Federal governments have a host of other procedural tricks at their disposal to manufacture consent and push their agendas through the House of Commons – some of which are particularly useful for minority governments. They can enter into “confidence and supply agreements” with other parties to ensure support, employ time allocation and closure motions to limit debate, and bury controversial measures in omnibus bills. But eventually, time – and the public’s patience – runs out for every government.

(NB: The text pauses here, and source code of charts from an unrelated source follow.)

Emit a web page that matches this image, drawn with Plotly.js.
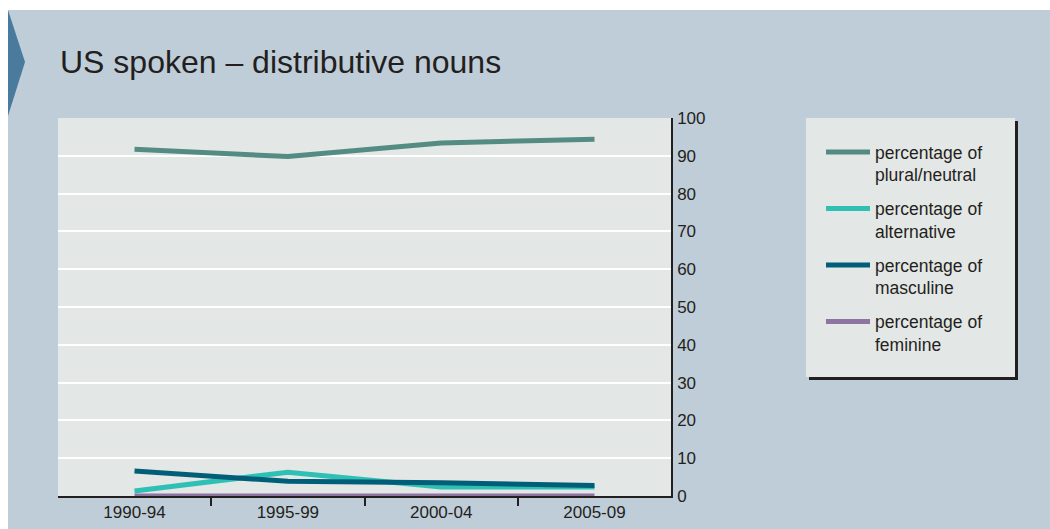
<!DOCTYPE html>
<html>
<head>
<meta charset="utf-8">
<script src="https://cdn.plot.ly/plotly-3.0.1.min.js"></script>
<style>
html,body{margin:0;padding:0;background:#fff;}
#chart{width:1050px;height:529px;}
</style>
</head>
<body>
<div id="chart"></div>
<script>
const periods = ["1990-94", "1995-99", "2000-04", "2005-09"];
const pluralNeutral = [91.7, 89.8, 93.4, 94.4];
const alternative = [1.3, 6.3, 2.4, 2.4];
const masculine = [6.6, 3.9, 3.5, 2.8];
const feminine = [0, 0, 0, 0];
const seriesNames = [
  "percentage of<br>plural/neutral",
  "percentage of<br>alternative",
  "percentage of<br>masculine",
  "percentage of<br>feminine"
];
const seriesColors = ["#548C84", "#2EC0B5", "#005E78", "#8E74A0"];
const seriesValues = [pluralNeutral, alternative, masculine, feminine];
const yTicks = [0, 10, 20, 30, 40, 50, 60, 70, 80, 90, 100];

const W = 1050, H = 529;
const L = 58, R = 379, T = 118, B = 33;
const pw = W - L - R, ph = H - T - B;
const px = x => (x - L) / pw;
const py = y => (H - B - y) / ph;

const traces = seriesValues.map((vals, i) => ({
  type: "scatter",
  mode: "lines",
  x: periods,
  y: vals,
  name: seriesNames[i],
  legendgroup: "g" + i,
  line: {color: seriesColors[i], width: 5},
  hoverinfo: "x+y+name"
}));

const font = "Liberation Sans, Arial, sans-serif";
const textColor = "#231F20";

const layout = {
  width: W, height: H,
  margin: {l: L, r: R, t: T, b: B, pad: 0},
  paper_bgcolor: "#ffffff",
  plot_bgcolor: "#E3E7E6",
  font: {family: font, color: textColor, size: 17},
  title: {
    text: "US spoken – distributive nouns",
    font: {family: font, size: 32, color: textColor},
    xref: "container", yref: "container",
    x: 60 / W, xanchor: "left",
    y: 1 - 62 / H, yanchor: "middle"
  },
  xaxis: {
    type: "category",
    range: [-0.499, 3.499],
    showgrid: false,
    showline: true,
    linecolor: textColor,
    linewidth: 1.5,
    ticks: "outside",
    tickson: "boundaries",
    ticklen: 8,
    tickcolor: textColor,
    tickwidth: 1.5,
    tickfont: {family: font, size: 17, color: textColor},
    zeroline: false,
    fixedrange: true
  },
  yaxis: {
    side: "right",
    range: [0, 100],
    tickvals: yTicks,
    ticktext: yTicks.map(String),
    showgrid: true,
    gridcolor: "#ffffff",
    gridwidth: 2,
    showline: true,
    linecolor: textColor,
    linewidth: 1.5,
    ticks: "",
    ticklabelstandoff: 1,
    tickfont: {family: font, size: 17, color: textColor},
    zeroline: false,
    fixedrange: true
  },
  showlegend: true,
  legend: {
    x: px(821), xanchor: "left",
    y: py(134), yanchor: "top",
    bgcolor: "rgba(0,0,0,0)",
    borderwidth: 0,
    valign: "top",
    itemwidth: 44,
    tracegroupgap: 8,
    font: {family: font, size: 17.5, color: textColor},
    itemclick: false, itemdoubleclick: false
  },
  shapes: [
    {type: "rect", xref: "paper", yref: "paper", layer: "below",
     x0: px(8), x1: px(1050), y0: py(10), y1: py(529),
     fillcolor: "#BFCDD8", line: {width: 0}},
    {type: "rect", xref: "paper", yref: "paper", layer: "below",
     x0: 0, x1: 1, y0: 0, y1: 1,
     fillcolor: "#E3E7E6", line: {width: 0}},
    {type: "path", xref: "paper", yref: "paper", layer: "below",
     path: `M ${px(8)} ${py(10)} L ${px(25)} ${py(62)} L ${px(8)} ${py(116)} Z`,
     fillcolor: "#4A7A9C", line: {width: 0}},
    {type: "rect", xref: "paper", yref: "paper", layer: "below",
     x0: px(809), x1: px(1018), y0: py(121), y1: py(380),
     fillcolor: "#231F20", line: {width: 0}},
    {type: "rect", xref: "paper", yref: "paper", layer: "below",
     x0: px(806), x1: px(1015), y0: py(118), y1: py(377),
     fillcolor: "#E3E7E6", line: {width: 0}}
  ]
};

Plotly.newPlot("chart", traces, layout, {displayModeBar: false});
</script>
</body>
</html>
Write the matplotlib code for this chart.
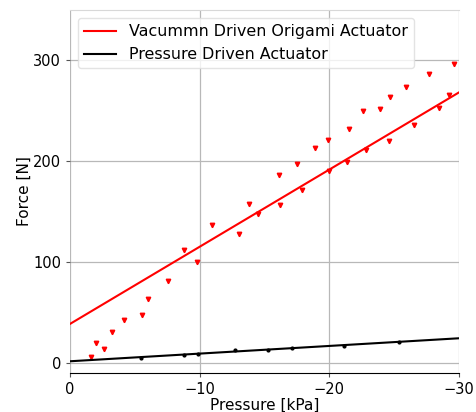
import matplotlib
matplotlib.use("Agg")
import matplotlib.pyplot as plt
import numpy as np

# vacuum driven origami actuator (red triangles)
vac_pressure = [-1.6, -2.0, -2.65, -3.26, -4.16, -5.53, -6.01, -7.56, -8.81, -9.82,
                -10.95, -13.0, -13.8, -14.5, -16.1, -16.2, -17.5, -17.9, -18.9, -19.9,
                -20.0, -21.5, -21.4, -22.6, -22.8, -23.9, -24.7, -24.6, -25.9, -26.5,
                -27.7, -28.5, -29.2, -29.6]
vac_force = [6, 20, 14, 31, 42, 47, 63, 81, 112, 100,
             137, 128, 157, 148, 186, 156, 197, 171, 213, 221,
             190, 232, 199, 250, 211, 252, 264, 220, 274, 236,
             286, 253, 266, 296]
vac_fit = [-7.65, 38.6]   # slope, intercept

# pressure driven actuator (black dots)
pres_pressure = [-5.47, -8.8, -9.9, -12.7, -15.3, -17.1, -21.1, -25.4]
pres_force = [5.0, 7.6, 9.2, 12.2, 12.5, 14.5, 17.1, 20.5]
pres_fit = [-0.76, 1.5]

x_line = np.array([0, -30])

fig = plt.figure(figsize=(4.77, 4.12), dpi=100)
ax = fig.add_axes([0.147, 0.095, 0.815, 0.881])

ax.plot(x_line, np.polyval(vac_fit, x_line), color="red", lw=1.5,
        label="Vacummn Driven Origami Actuator")
ax.plot(vac_pressure, vac_force, "v", color="red", ms=3.2, ls="none")
ax.plot(x_line, np.polyval(pres_fit, x_line), color="black", lw=1.5,
        label="Pressure Driven Actuator")
ax.plot(pres_pressure, pres_force, ".", color="black", ms=4, ls="none")

ax.set_xlim(0, -30)
ax.set_ylim(-10, 350)
ax.set_xticks([0, -10, -20, -30])
ax.set_yticks([0, 100, 200, 300])
ax.grid(True, color="#b8b8b8", lw=0.9)
ax.set_axisbelow(True)
for s in ["left", "right"]:
    ax.spines[s].set_visible(False)
ax.spines["top"].set_color("#d8d8d8")
ax.spines["bottom"].set_color("black")
ax.tick_params(labelsize=10.5, length=3, width=0.8, color="#555555")

ax.set_xlabel("Pressure [kPa]", fontsize=11, labelpad=1)
ax.set_ylabel("Force [N]", fontsize=11, labelpad=1)
ax.legend(loc="upper left", fontsize=11.4, framealpha=0.8, edgecolor="#dddddd",
          handlelength=2, borderaxespad=0.5)

fig.savefig("out.png", dpi=100)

Canadians are clearly fed up with policies that undermine national unity, endanger their safety, and impoverish their pocket books. It’s not too late to steer the country in a better direction. But for that to happen, Canada’s rulers will need to leave their ideological echo chamber, defund the handsomely subsidized choir that gives their policies a meagre patina of grassroots approval, and start seeking out and then listening to the views of everyday Canadians.